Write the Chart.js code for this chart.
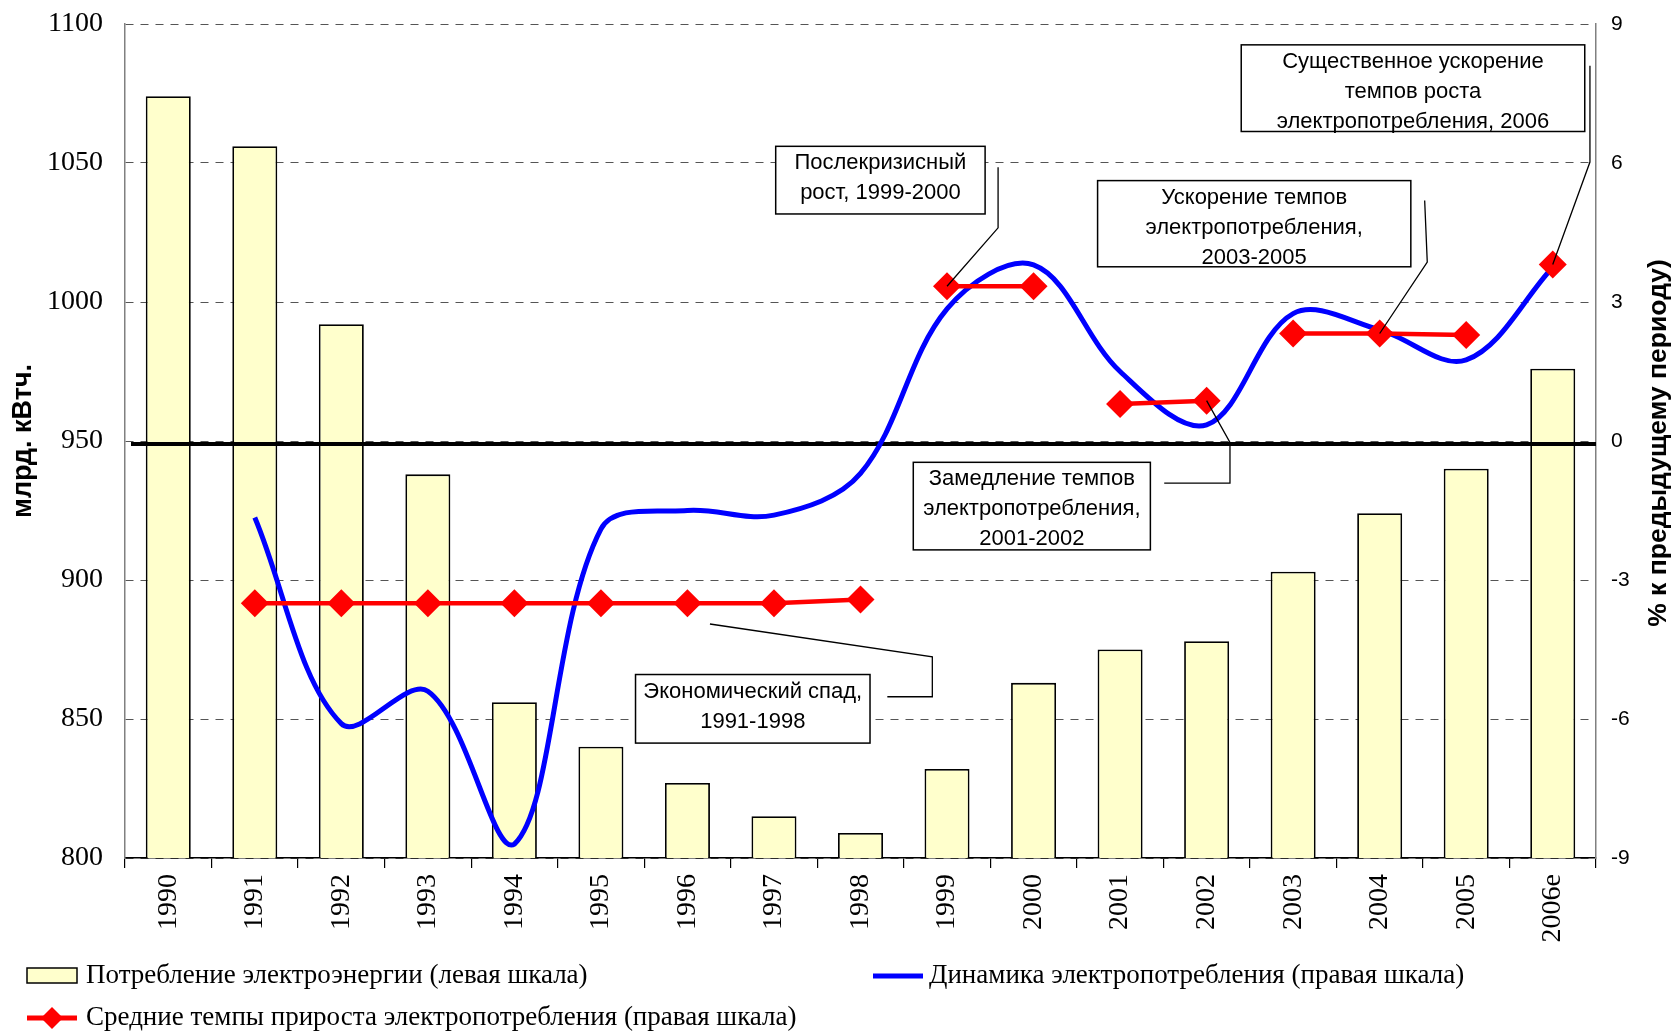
<!DOCTYPE html>
<html><head><meta charset="utf-8">
<script src="https://cdn.jsdelivr.net/npm/chart.js@4.4.1/dist/chart.umd.min.js"></script>
<style>html,body{margin:0;padding:0;background:#fff;}</style>
</head><body>
<canvas id="c" width="1679" height="1032"></canvas>
<script>
// ---- data ----
const years = ['1990','1991','1992','1993','1994','1995','1996','1997','1998','1999','2000','2001','2002','2003','2004','2005','2006e'];
const consumption = [1074,1056,992,938,856,840,827,815,809,832,863,875,878,903,924,940,976];
const dynamics = [null,-1.65,-6.1,-5.4,-8.7,-1.9,-1.5,-1.6,-0.7,2.85,3.8,1.5,0.35,2.75,2.4,1.75,3.75];
const avgGrowth = [null,-3.5,-3.5,-3.5,-3.5,-3.5,-3.5,-3.5,-3.42,3.34,3.34,0.8,0.87,2.32,2.32,2.29,3.81];
const growthPeriods = [null,'1991-1998','1991-1998','1991-1998','1991-1998','1991-1998','1991-1998','1991-1998','1991-1998','1999-2000','1999-2000','2001-2002','2001-2002','2003-2005','2003-2005','2003-2005','2006'];
const leftAxis = {min:800, max:1100, step:50};
const rightAxis = {min:-9, max:9, step:3};
const zeroLevel = 0;
const seriesNames = ['Потребление электроэнергии (левая шкала)','Динамика электропотребления (правая шкала)','Средние темпы прироста электропотребления (правая шкала)'];
const axisTitles = {left:'млрд. кВтч.', right:'% к предыдущему периоду)'};

// callouts: box and leader path in axis units (x = category index, y = right-axis value)
const callouts = [
  {lines:['Послекризисный','рост, 1999-2000'], box:[7.02,6.36,9.44,4.90], path:[[9.59,5.91],[9.59,4.60]], target:9},
  {lines:['Ускорение темпов','электропотребления,','2003-2005'], box:[10.74,5.62,14.36,3.76], path:[[14.52,5.19],[14.55,3.86]], target:14},
  {lines:['Существенное ускорение','темпов роста','электропотребления, 2006'], box:[12.40,8.55,16.37,6.68], path:[[16.43,8.10],[16.43,6.02]], target:16},
  {lines:['Замедление темпов','электропотребления,','2001-2002'], box:[8.61,-0.46,11.35,-2.35], path:[[11.51,-0.91],[12.27,-0.91],[12.27,-0.03]], target:12},
  {lines:['Экономический спад,','1991-1998'], box:[5.40,-5.04,8.11,-6.52], path:[[8.31,-5.52],[8.83,-5.52],[8.83,-4.66],[6.26,-3.95]], target:null}
];

const BAR_FILL = '#FFFFCC', BLUE = '#0000FF', RED = '#FF0000';
const SERIF = '"Liberation Serif", "Times New Roman", serif';
const SANS = '"Liberation Sans", Arial, sans-serif';

function px(chart, xi, v){
  const xs = chart.scales.x, ys = chart.scales.y1;
  const w = (xs.right - xs.left) / years.length;
  return [xs.left + w * (xi + 0.5), ys.getPixelForValue(v)];
}

const overlay = {
  id:'overlay',
  afterDatasetDraw(chart, args){
    if (args.index !== 0) return;
    const ctx = chart.ctx, a = chart.chartArea;
    const y = chart.scales.y1.getPixelForValue(zeroLevel);
    ctx.save();
    ctx.strokeStyle = '#000'; ctx.lineWidth = 4;
    ctx.beginPath(); ctx.moveTo(a.left + 6, y + 3); ctx.lineTo(a.right, y + 3); ctx.stroke();
    ctx.restore();
  },
  afterDraw(chart){
    const ctx = chart.ctx, a = chart.chartArea;
    ctx.save();
    // right axis title (reads bottom to top)
    ctx.save();
    ctx.translate(1659, (a.top + a.bottom) / 2 + 2);
    ctx.rotate(-Math.PI / 2);
    ctx.font = 'bold 26.5px ' + SANS; ctx.fillStyle = '#000';
    ctx.textAlign = 'center'; ctx.textBaseline = 'middle';
    ctx.fillText(axisTitles.right, 0, 0);
    ctx.restore();
    // callouts
    callouts.forEach(c => {
      const [x0,y0] = px(chart, c.box[0], c.box[1]);
      const [x1,y1] = px(chart, c.box[2], c.box[3]);
      ctx.fillStyle = '#fff'; ctx.fillRect(x0,y0,x1-x0,y1-y0);
      ctx.strokeStyle = '#000'; ctx.lineWidth = 1.5; ctx.strokeRect(x0,y0,x1-x0,y1-y0);
      ctx.fillStyle = '#000'; ctx.font = '22px ' + SANS;
      ctx.textAlign = 'center'; ctx.textBaseline = 'middle';
      c.lines.forEach((t,i) => ctx.fillText(t, (x0+x1)/2, y0 + 17 + i*30));
      ctx.beginPath();
      c.path.forEach((p,i) => { const [u,v] = px(chart,p[0],p[1]); if(i===0) ctx.moveTo(u,v); else ctx.lineTo(u,v); });
      if (c.target !== null) { const [u,v] = px(chart, c.target, avgGrowth[c.target]); ctx.lineTo(u,v); }
      ctx.lineWidth = 1.3; ctx.stroke();
    });
    // legend
    ctx.font = '27px ' + SERIF;
    ctx.textAlign = 'left'; ctx.textBaseline = 'middle';
    ctx.fillStyle = BAR_FILL; ctx.fillRect(27,968,50,15);
    ctx.strokeStyle = '#000'; ctx.lineWidth = 1.5; ctx.strokeRect(27,968,50,15);
    ctx.fillStyle = '#000'; ctx.fillText(seriesNames[0], 86, 976);
    ctx.strokeStyle = BLUE; ctx.lineWidth = 5; ctx.beginPath(); ctx.moveTo(873,976); ctx.lineTo(923,976); ctx.stroke();
    ctx.fillText(seriesNames[1], 929, 976);
    ctx.strokeStyle = RED; ctx.lineWidth = 5; ctx.beginPath(); ctx.moveTo(27,1018); ctx.lineTo(77,1018); ctx.stroke();
    ctx.fillStyle = RED; ctx.beginPath(); ctx.moveTo(52,1007); ctx.lineTo(63,1018); ctx.lineTo(52,1029); ctx.lineTo(41,1018); ctx.closePath(); ctx.fill();
    ctx.fillStyle = '#000'; ctx.fillText(seriesNames[2], 86, 1018);
    ctx.restore();
  }
};

new Chart(document.getElementById('c'), {
  data: {
    labels: years,
    datasets: [
      {type:'bar', label:seriesNames[0], data:consumption, yAxisID:'y', backgroundColor:BAR_FILL, borderColor:'#000', borderWidth:1.8, borderSkipped:false, barPercentage:0.52, categoryPercentage:1.0, order:3},
      {type:'line', label:seriesNames[1], data:dynamics, yAxisID:'y1', borderColor:BLUE, borderWidth:5, pointRadius:0, tension:0.35, fill:false, order:2},
      {type:'line', label:seriesNames[2], data:avgGrowth, yAxisID:'y1', borderColor:RED, borderWidth:4.5, tension:0, fill:false,
        pointStyle:'rectRot', pointRadius:14, pointBackgroundColor:RED, pointBorderColor:RED, pointBorderWidth:0, order:1,
        segment:{borderColor: ctx => growthPeriods[ctx.p0DataIndex] === growthPeriods[ctx.p1DataIndex] ? RED : 'rgba(0,0,0,0)'}}
    ]
  },
  options: {
    responsive:false, devicePixelRatio:1, animation:false, events:[],
    layout:{padding:{top:24, bottom:84, left:0, right:0}},
    plugins:{legend:{display:false}, tooltip:{enabled:false}},
    scales: {
      x: {type:'category', offset:true,
        grid:{offset:true, drawOnChartArea:false, drawTicks:true, tickLength:10, color:'#000', lineWidth:1.2},
        border:{color:'#000', width:1.5},
        ticks:{font:{family:SERIF, size:28}, color:'#000', minRotation:90, maxRotation:90, autoSkip:false, padding:6},
        afterFit(s){ s.height = 90; s.paddingLeft = 0; s.paddingRight = 0; }
      },
      y: {position:'left', min:leftAxis.min, max:leftAxis.max,
        ticks:{stepSize:leftAxis.step, font:{family:SERIF, size:28}, color:'#000', padding:22, callback:v => String(v)},
        grid:{color:'#555', lineWidth:1, drawTicks:false},
        border:{color:'#808080', width:1.5, dash:[8,7]},
        title:{display:true, text:axisTitles.left, color:'#000', font:{family:SANS, size:27, weight:'bold'}, padding:{top:7, bottom:0}},
        afterFit(s){ s.width = 125; s.paddingTop = 0; s.paddingBottom = 0; }
      },
      y1: {position:'right', min:rightAxis.min, max:rightAxis.max,
        ticks:{stepSize:rightAxis.step, font:{family:SANS, size:21}, color:'#000', padding:15},
        grid:{drawOnChartArea:false, drawTicks:false},
        border:{color:'#808080', width:1.5},
        afterFit(s){ s.width = 83; s.paddingTop = 0; s.paddingBottom = 0; }
      }
    }
  },
  plugins:[overlay]
});
</script>
</body></html>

#####

Problem to solve:
Write out again exactly the lines from the start of the data above through the line containing "кВтч.', right:'% к", inclusive, excluding any pictures.

Written reply:
Write the Chart.js code for this chart.
<!DOCTYPE html>
<html><head><meta charset="utf-8">
<script src="https://cdn.jsdelivr.net/npm/chart.js@4.4.1/dist/chart.umd.min.js"></script>
<style>html,body{margin:0;padding:0;background:#fff;}</style>
</head><body>
<canvas id="c" width="1679" height="1032"></canvas>
<script>
// ---- data ----
const years = ['1990','1991','1992','1993','1994','1995','1996','1997','1998','1999','2000','2001','2002','2003','2004','2005','2006e'];
const consumption = [1074,1056,992,938,856,840,827,815,809,832,863,875,878,903,924,940,976];
const dynamics = [null,-1.65,-6.1,-5.4,-8.7,-1.9,-1.5,-1.6,-0.7,2.85,3.8,1.5,0.35,2.75,2.4,1.75,3.75];
const avgGrowth = [null,-3.5,-3.5,-3.5,-3.5,-3.5,-3.5,-3.5,-3.42,3.34,3.34,0.8,0.87,2.32,2.32,2.29,3.81];
const growthPeriods = [null,'1991-1998','1991-1998','1991-1998','1991-1998','1991-1998','1991-1998','1991-1998','1991-1998','1999-2000','1999-2000','2001-2002','2001-2002','2003-2005','2003-2005','2003-2005','2006'];
const leftAxis = {min:800, max:1100, step:50};
const rightAxis = {min:-9, max:9, step:3};
const zeroLevel = 0;
const seriesNames = ['Потребление электроэнергии (левая шкала)','Динамика электропотребления (правая шкала)','Средние темпы прироста электропотребления (правая шкала)'];
const axisTitles = {left:'млрд. кВтч.', right:'% к предыдущему периоду)'};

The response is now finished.